If we examine the ground-breaking corruption scams such as the Bofors pay-offs or the recent AgustaWestland case, or even the De La Rue scandal(brought to light by the Panama Papers) where the British currency manufacturer paid lobbyists in order to bag RBI contracts, there was no cash element to the bribes and beneficiaries were allegedly paid off in foreign currency through overseas bank accounts.
However, India has amended its tax treaties with Singapore, Mauritius and Cyprus in 2016. Tightening the noose around tax havens is a vital measure in reducing round-tripping.
So how do we stop the generation of black money?
While the demonetisation of 86% of currency might have laudable aims, or claims, it does nothing towards stopping the ebb and flow of this illicit wealth. To get serious about cracking down on large-scale corruption and the embezzlement of resources, governments, read: political parties, need to extricate themselves from their dependency on corporate funding — a subject we shall elaborate on later.
Meanwhile, everyday bribery and corruption can be stopped only by modernizing and streamlining the outdated Kafkaesque mechanisms of government — the bureaucracy, the judiciary and the police are massively flawed institutions which function as the very drivers of corruption.

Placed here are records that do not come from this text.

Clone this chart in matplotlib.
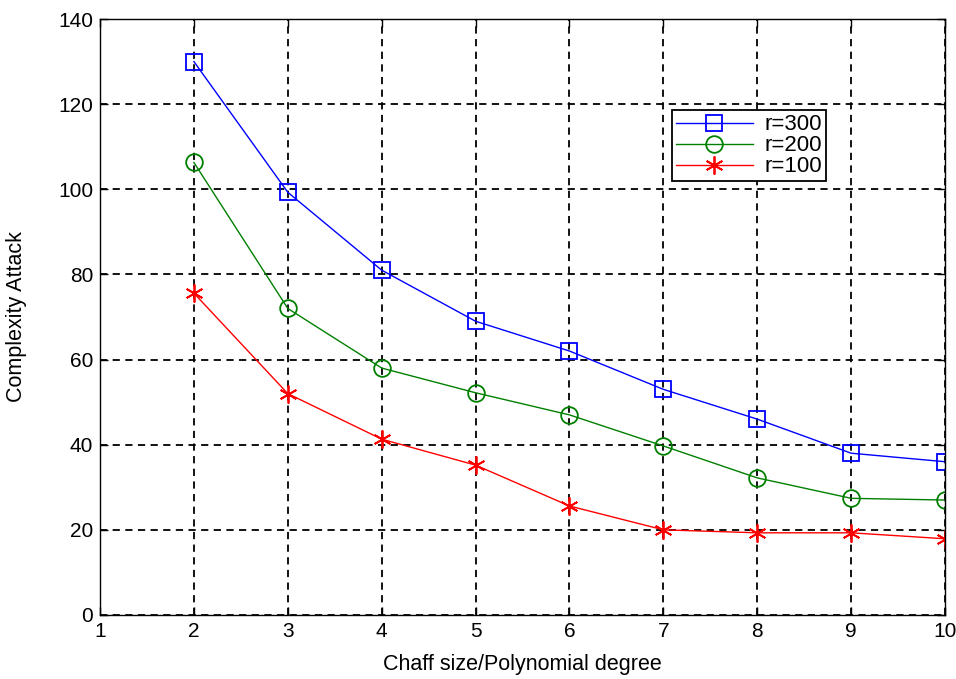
import matplotlib
matplotlib.use("Agg")
import matplotlib.pyplot as plt

plt.rcParams['font.family'] = ['Liberation Sans', 'DejaVu Sans']

degree = [2, 3, 4, 5, 6, 7, 8, 9, 10]
r300 = [130, 99.3, 81, 69, 62, 53, 46, 38, 36]
r200 = [106.3, 72, 58, 52.2, 47, 39.7, 32.2, 27.4, 27]
r100 = [75.6, 52, 41.3, 35.2, 25.6, 20, 19.3, 19.3, 17.9]
xticks = list(range(1, 11))
yticks = list(range(0, 141, 20))

fig = plt.figure(figsize=(9.56, 6.79), dpi=100)
ax = fig.add_axes([0.1046, 0.0943, 0.884, 0.8777])

ax.plot(degree, r300, color='#0000ff', lw=1, marker='s', ms=12, mfc='none',
        mec='#0000ff', mew=1.3, label='r=300')
ax.plot(degree, r200, color='#008000', lw=1, marker='o', ms=12, mfc='none',
        mec='#008000', mew=1.3, label='r=200')
ax.plot(degree, r100, color='#ff0000', lw=1, marker=(6, 2, 0), ms=13,
        mec='#ff0000', mew=1.3, label='r=100')

ax.set_xlim(1, 10)
ax.set_ylim(0, 140)
ax.set_xticks(xticks)
ax.set_yticks(yticks)
ax.grid(True, color='black', linestyle=(0, (4, 3)), linewidth=1.3)
ax.tick_params(direction='in', top=True, right=True, labelsize=15, length=6,
               width=1, pad=5)
for s in ax.spines.values():
    s.set_linewidth(1)
ax.set_xlabel('Chaff size/Polynomial degree', fontsize=15.5)
ax.set_ylabel('Complexity Attack', fontsize=15.5)
ax.xaxis.set_label_coords(0.5, -0.066)
ax.yaxis.set_label_coords(-0.086, 0.5)

leg = ax.legend(loc='upper left', bbox_to_anchor=(0.677, 0.847), fontsize=15,
                frameon=True, fancybox=False, edgecolor='black',
                framealpha=1, handlelength=3.7, borderpad=0.18,
                labelspacing=0.0, handletextpad=0.55, borderaxespad=0)
leg.get_frame().set_linewidth(1.3)
for t in leg.get_texts():
    t.set_fontsize(16)

fig.savefig('out.png', dpi=100)
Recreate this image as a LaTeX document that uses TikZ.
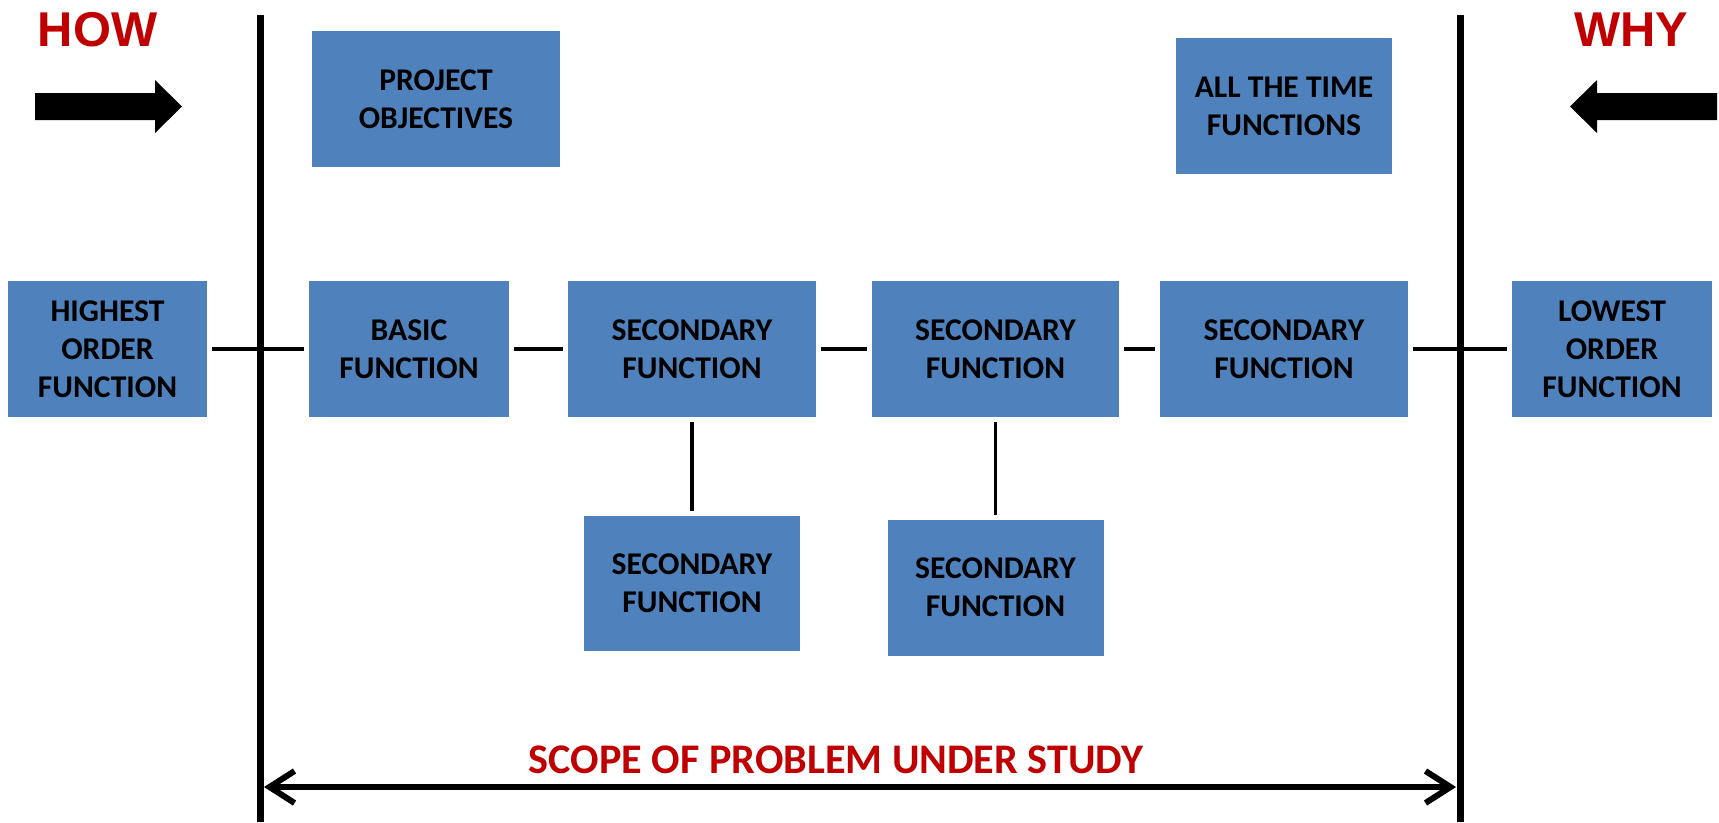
\documentclass[tikz,border=0pt]{standalone}
\usepackage{fontspec}
\setmainfont{Carlito}
\newfontfamily\arialfont{Liberation Sans}
\usetikzlibrary{arrows.meta,positioning}
\definecolor{boxblue}{HTML}{4F81BD}
\definecolor{darkred}{HTML}{C00000}

\begin{document}
\begin{tikzpicture}[
  func/.style={rectangle, fill=boxblue, minimum height=2.72cm, inner sep=0pt, align=center,
    font=\bfseries\fontsize{18}{21.6}\selectfont},
  link/.style={line width=2pt, shorten >=0.09cm, shorten <=0.09cm},
  scopeline/.style={line width=4pt},
  headword/.style={text=darkred, inner sep=0pt, font=\arialfont\bfseries\fontsize{27.8}{30}\selectfont}
]
\useasboundingbox (0,0) rectangle (34.38,-16.44);

% HOW / WHY
\node[headword] (how) at (1.95,-0.59) {HOW};
\node[headword] (why) at (32.62,-0.59) {WHY};
\fill (0.7,-1.86) -- (3.1,-1.86) -- (3.1,-1.6) -- (3.64,-2.13) -- (3.1,-2.66) -- (3.1,-2.4) -- (0.7,-2.4) -- cycle;
\fill (34.34,-1.86) -- (31.94,-1.86) -- (31.94,-1.6) -- (31.4,-2.13) -- (31.94,-2.66) -- (31.94,-2.4) -- (34.34,-2.4) -- cycle;

% 范围边界
\coordinate (ltop) at (5.21,-0.3);
\coordinate (lbot) at (5.21,-16.44);
\coordinate (rtop) at (29.2,-0.3);
\coordinate (rbot) at (29.2,-16.44);
\draw[scopeline] (ltop) -- (lbot);
\draw[scopeline] (rtop) -- (rbot);

% 主线
\node[func, minimum width=3.98cm] (high) at (2.15,-6.98) {HIGHEST\\ORDER\\FUNCTION};
\node[func, minimum width=4cm] (basic) at (8.18,-6.98) {BASIC\\FUNCTION};
\node[func, minimum width=4.96cm] (sec1) at (13.84,-6.98) {SECONDARY\\FUNCTION};
\node[func, minimum width=4.94cm] (sec2) at (19.91,-6.98) {SECONDARY\\FUNCTION};
\node[func, minimum width=4.96cm] (sec3) at (25.68,-6.98) {SECONDARY\\FUNCTION};
\node[func, minimum width=4cm] (low) at (32.24,-6.98) {LOWEST\\ORDER\\FUNCTION};

% 上方
\node[func, minimum width=4.96cm] (proj) at (8.72,-1.98) {PROJECT\\OBJECTIVES};
\node[func, minimum width=4.32cm, above=2.12cm of sec3] (allt) {ALL THE TIME\\FUNCTIONS};

% 下方
\node[func, minimum width=4.32cm, minimum height=2.7cm, below=1.96cm of sec1] (sub1) {SECONDARY\\FUNCTION};
\node[func, minimum width=4.32cm, below=2.04cm of sec2] (sub2) {SECONDARY\\FUNCTION};

% 连接线
\draw[link] (high) -- (basic);
\draw[link] (basic) -- (sec1);
\draw[link] (sec1) -- (sec2);
\draw[link] (sec2) -- (sec3);
\draw[link] (sec3) -- (low);
\draw[link] (sec1) -- (sub1);
\draw[link] (sec2) -- (sub2);

% 研究范围
\coordinate (sl) at (5.28,-15.74);
\coordinate (sr) at (29.12,-15.74);
\draw[line width=3.4pt, {Straight Barb[length=5mm,width=6.4mm]}-{Straight Barb[length=5mm,width=6.4mm]}] (sl) -- (sr);
\node[text=darkred, inner sep=0pt, font=\bfseries\fontsize{24}{27}\selectfont] (scope) at (16.72,-15.2) {SCOPE OF PROBLEM UNDER STUDY};
\end{tikzpicture}
\end{document}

If any government is sincere about recovering Black Money, the first and most effective place to begin, is the Income Tax department of India. This most vital cog in the fight against corruption and black money, is brazenly extortionate, incompetent (when required) and woefully understaffed. They are the ones who turn a blind eye to — or often coerce — businesses into fudging their books of accounts and in return, paying a rather hefty hafta.